The coincident reduction in those supports along with the increase in class sizes is the straw which will break the camel's back. The teacher will be thrust back into the 80/20 rule. She will end up, of necessity, spending most of her time dealing with the recalcitrant or timid underachievers and hope that the average to good kids can float along. Or hope that the average parent has time on their hands to pick up the slack and help out more with reading, maths and homework.
Now, she will not do this deliberately, or in a fit of defiance.
It is simply a coping strategy.
It's estimated that the one point increase in class size will save about €75m.
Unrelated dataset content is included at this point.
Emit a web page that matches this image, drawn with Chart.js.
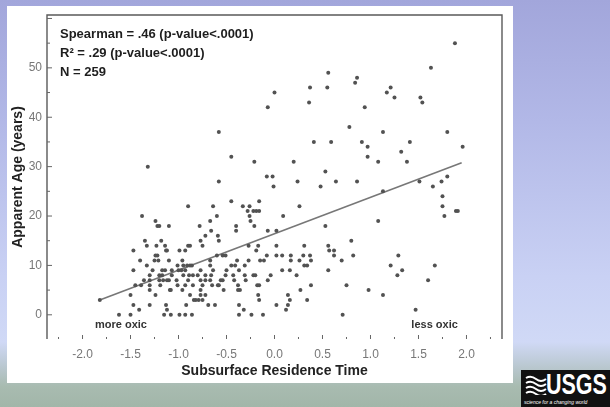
<!DOCTYPE html>
<html>
<head>
<meta charset="utf-8">
<script src="https://cdn.jsdelivr.net/npm/chart.js@4.4.0/dist/chart.umd.min.js"></script>
<style>
  html, body { margin: 0; padding: 0; }
  body {
    width: 610px; height: 407px; overflow: hidden; position: relative;
    font-family: "Liberation Sans", Arial, sans-serif;
    background: linear-gradient(180deg, #a2a6db 0%, #b2b8e7 30%, #c9d1f4 68%, #d0d9f6 84%, #b6c5ca 91%, #a8bbb0 95%, #a2b6a9 100%);
  }
  #panel { position: absolute; left: 7px; top: 6px; width: 506px; height: 377px; background: #fff; }
  #wrap { position: absolute; left: 0; top: 0; width: 610px; height: 407px; }
  #logo { position: absolute; left: 521px; top: 370px; width: 89px; height: 37px; background: #111; color: #fff; overflow: hidden; }
  #logo svg { position: absolute; left: 4px; top: 5px; }
  #logo .usgs { position: absolute; left: 25px; top: 0; font: bold 29px/29px "Liberation Sans", Arial, sans-serif; transform: scaleX(0.74); transform-origin: left top; }
  #logo .tag { position: absolute; left: 3px; top: 29px; font: italic 5px "Liberation Sans", Arial, sans-serif; white-space: nowrap; }
</style>
</head>
<body>
<div id="panel"></div>
<div id="wrap"><canvas id="scatterChart"></canvas></div>
<div id="logo">
  <svg width="22" height="20" viewBox="0 0 22 20">
    <path d="M1 3 Q6 0 11 4 T21 4" stroke="#fff" stroke-width="2" fill="none"/>
    <path d="M1 8 Q6 5 11 9 T21 9" stroke="#fff" stroke-width="2" fill="none"/>
    <path d="M1 13 Q6 10 11 14 T21 14" stroke="#fff" stroke-width="2" fill="none"/>
    <path d="M1 18 Q6 15 11 19 T21 19" stroke="#fff" stroke-width="2" fill="none"/>
  </svg>
  <span class="usgs">USGS</span>
  <div class="tag">science for a changing world</div>
</div>
<script>
// apparent age levels (years) and the residence times read at each level
const ages = [0, 1, 2, 3, 4, 5, 6, 7, 8, 9, 10, 11, 12, 13, 14, 15, 16, 17, 18, 19, 20,
  21, 22, 23, 24, 25, 26, 27, 28, 29, 30, 31, 32, 33, 34, 35, 37, 38, 42, 43, 44, 45,
  46, 47, 48, 49, 50, 55];
const residenceTimes = [
  [-1.62, -1.50, -1.15, -1.08, -0.99, -0.93, -0.86, -0.37, -0.24, -0.12, 0.71],
  [-1.41, -1.12, -0.32, 0.12, 1.47],
  [-1.47, -1.30, -1.13, -0.92, -0.69, -0.62, -0.37, 0.02, 0.14],
  [-1.82, -0.84, -0.82, -0.79, -0.75, -0.16, 0.16, 0.34],
  [-1.50, -1.24, -0.88, -0.77, -0.72, -0.17, 0.14, 1.13],
  [-1.30, -1.09, -1.08, -0.96, -0.77, -0.53, -0.38, -0.36, 0.27, 0.98],
  [-1.45, -1.39, -1.30, -1.19, -1.01, -0.93, -0.85, -0.75, -0.65, -0.59, -0.58, -0.38, -0.18, -0.16, 0.38, 0.75],
  [-1.36, -1.30, -1.20, -1.16, -1.12, -1.10, -1.02, -0.90, -0.77, -0.72, -0.67, -0.56, -0.54, -0.42, -0.30, -0.07, 1.60],
  [-1.30, -1.20, -1.17, -1.07, -0.95, -0.89, -0.85, -0.80, -0.72, -0.66, -0.51, -0.43, -0.31, -0.22, -0.20, -0.04, 0.23, 1.28],
  [-1.47, -1.27, -1.17, -1.14, -1.07, -1.00, -0.97, -0.93, -0.77, -0.64, -0.50, -0.37, 0.08, 0.16, 0.56, 1.33],
  [-1.33, -1.01, -0.95, -0.91, -0.88, -0.86, -0.67, -0.45, -0.41, -0.31, 0.31, 0.34, 1.21, 1.67],
  [-1.40, -1.25, -1.21, -1.10, -0.96, -0.67, -0.39, -0.27, -0.15, -0.11, 0.17, 0.26, 0.38, 0.70],
  [-1.24, -1.22, -0.60, -0.54, -0.51, -0.08, 0.02, 0.08, 0.17, 0.30, 0.37, 0.62, 0.82, 1.29],
  [-1.47, -1.13, -1.12, -0.99, -0.93, -0.19, 0.57, 0.62],
  [-1.33, -1.23, -1.14, -0.90, -0.88, -0.75, -0.27, -0.17, 0.02, 0.31, 0.56],
  [-1.35, -1.18, -0.77, -0.58, 0.80],
  [-0.72, -0.59],
  [-0.66, -0.40, -0.07, 0.02],
  [-1.22, -1.20, -1.10, -0.78, -0.40, -0.21, 0.53],
  [-1.24, -0.67, -0.25, 1.08],
  [-1.38, -0.60, -0.26, 0.09, 1.77],
  [-0.28, -0.22, -0.19, -0.16, 1.89, 1.91],
  [-0.90, -0.64, -0.33, -0.26, 0.26, 1.75],
  [-0.45, -0.16],
  [1.75],
  [1.13],
  [-0.01, 0.48, 1.65],
  [-0.58, 0.24, 0.64, 0.86, 1.51, 1.74],
  [-0.08, -0.02, 1.80],
  [0.53],
  [-1.32],
  [-0.21, 0.20, 1.08, 1.38],
  [-0.45, 0.97],
  [1.32],
  [0.97, 1.96],
  [0.41, 0.59, 0.91, 1.41],
  [-0.58, 1.13, 1.80],
  [0.78],
  [-0.07, 0.94],
  [0.36, 1.54],
  [1.25, 1.52],
  [0.00, 1.17],
  [0.37, 0.55, 1.21],
  [0.84],
  [0.86],
  [0.56],
  [1.63],
  [1.88]
];

// regression line end points
const fitX = [-1.82, 1.95];
const fitY = [3.0, 30.8];

const statsLines = ['Spearman = .46 (p-value<.0001)', 'R\u00b2 = .29 (p-value<.0001)', 'N = 259'];

const points = [];
ages.forEach((age, i) => {
  residenceTimes[i].forEach(t => points.push({ x: t, y: age }));
});
const fitLine = fitX.map((x, i) => ({ x: x, y: fitY[i] }));

// frame, inward tick marks and text notes
const framePlugin = {
  id: 'frame',
  afterDatasetsDraw(chart) {
    const { ctx, chartArea: a, scales: { x, y } } = chart;
    ctx.save();
    ctx.strokeStyle = '#5a5a5a';
    ctx.lineWidth = 1.4;
    ctx.beginPath();
    ctx.moveTo(a.left, a.bottom);
    ctx.lineTo(a.left, a.top);
    ctx.lineTo(a.right, a.top);
    ctx.lineTo(a.right, a.bottom);
    ctx.stroke();

    ctx.lineWidth = 1;
    ctx.strokeStyle = '#666';
    ctx.beginPath();
    for (let v = -5; v <= 60; v += 5) {
      const py = y.getPixelForValue(v);
      if (py < a.top || py > a.bottom) continue;
      const len = v % 10 === 0 ? 5 : 3;
      ctx.moveTo(a.left, py);
      ctx.lineTo(a.left + len, py);
    }
    for (let k = -9; k <= 9; k++) {
      const px = x.getPixelForValue(k * 0.25);
      const len = k % 2 === 0 ? 4 : 2;
      ctx.moveTo(px, a.bottom);
      ctx.lineTo(px, a.bottom - len);
    }
    ctx.stroke();

    ctx.fillStyle = '#1e1e1e';
    ctx.font = 'bold 13px "Liberation Sans", Arial, sans-serif';
    ctx.textBaseline = 'middle';
    ctx.textAlign = 'left';
    statsLines.forEach((s, i) => ctx.fillText(s, a.left + 13, a.top + 19 + i * 19));

    ctx.fillStyle = '#333';
    ctx.font = 'bold 11px "Liberation Sans", Arial, sans-serif';
    ctx.fillText('more oxic', x.getPixelForValue(-1.87), y.getPixelForValue(-2.1));
    ctx.textAlign = 'right';
    ctx.fillText('less oxic', x.getPixelForValue(1.91), y.getPixelForValue(-2.1));
    ctx.restore();
  }
};

const ctx = document.getElementById('scatterChart').getContext('2d');
new Chart(ctx, {
  type: 'scatter',
  data: {
    datasets: [
      {
        label: 'Samples',
        data: points,
        backgroundColor: '#525252',
        borderWidth: 0,
        pointRadius: 2
      },
      {
        label: 'Fit',
        data: fitLine,
        showLine: true,
        borderColor: '#777',
        borderWidth: 1.6,
        pointRadius: 0
      }
    ]
  },
  options: {
    responsive: true,
    maintainAspectRatio: false,
    animation: false,
    layout: { padding: { top: 15, right: 108, left: 0, bottom: 0 } },
    scales: {
      x: {
        type: 'linear',
        min: -2.37,
        max: 2.37,
        grid: { display: false, drawTicks: false },
        border: { display: false },
        ticks: {
          stepSize: 0.5,
          includeBounds: false,
          padding: 8,
          color: '#777',
          font: { size: 12, family: '"Liberation Sans", Arial, sans-serif' },
          callback: v => Number(v).toFixed(1)
        },
        title: {
          display: true,
          text: 'Subsurface Residence Time',
          color: '#222',
          padding: 27,
          font: { size: 14, weight: 'bold', family: '"Liberation Sans", Arial, sans-serif' }
        },
        afterFit: s => { s.height = 68; }
      },
      y: {
        min: -4.9,
        max: 60.7,
        grid: { display: false, drawTicks: false },
        border: { display: false },
        ticks: {
          stepSize: 10,
          includeBounds: false,
          padding: 5,
          color: '#777',
          font: { size: 12, family: '"Liberation Sans", Arial, sans-serif' },
          callback: v => (v >= 0 && v <= 50 ? v : '')
        },
        title: {
          display: true,
          text: 'Apparent Age (years)',
          color: '#222',
          padding: 10,
          font: { size: 14, weight: 'bold', family: '"Liberation Sans", Arial, sans-serif' }
        },
        afterFit: s => { s.width = 47; }
      }
    },
    plugins: {
      legend: { display: false },
      tooltip: { enabled: false }
    }
  },
  plugins: [framePlugin]
});
</script>
</body>
</html>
That's less than 0.1pc of the bailout money we borrowed for the banks, so it's not going to change the price of cocoa in that regard, really.
What it will do, however, is shore up problems for the future when all children, of ability and not, will end up with fewer teaching hours, being effectively told to sink or swim and hang on to the sides if they think they're going under.
It will mean that teachers end up even more frustrated and worn out; Principals will be juggling with absences to a far greater extent, unions will be moaning, and parents will be struggling to get any face-time with their child's teacher, even if there are problems they need to iron out.
The Government will not ask itself if it's worth it in the long run, because Governments never ask stuff about the long run (the longest run they do is to the next election).
They will instead ask themselves if it will get through politically.
And because children don't have a vote, the answer is a resounding yes.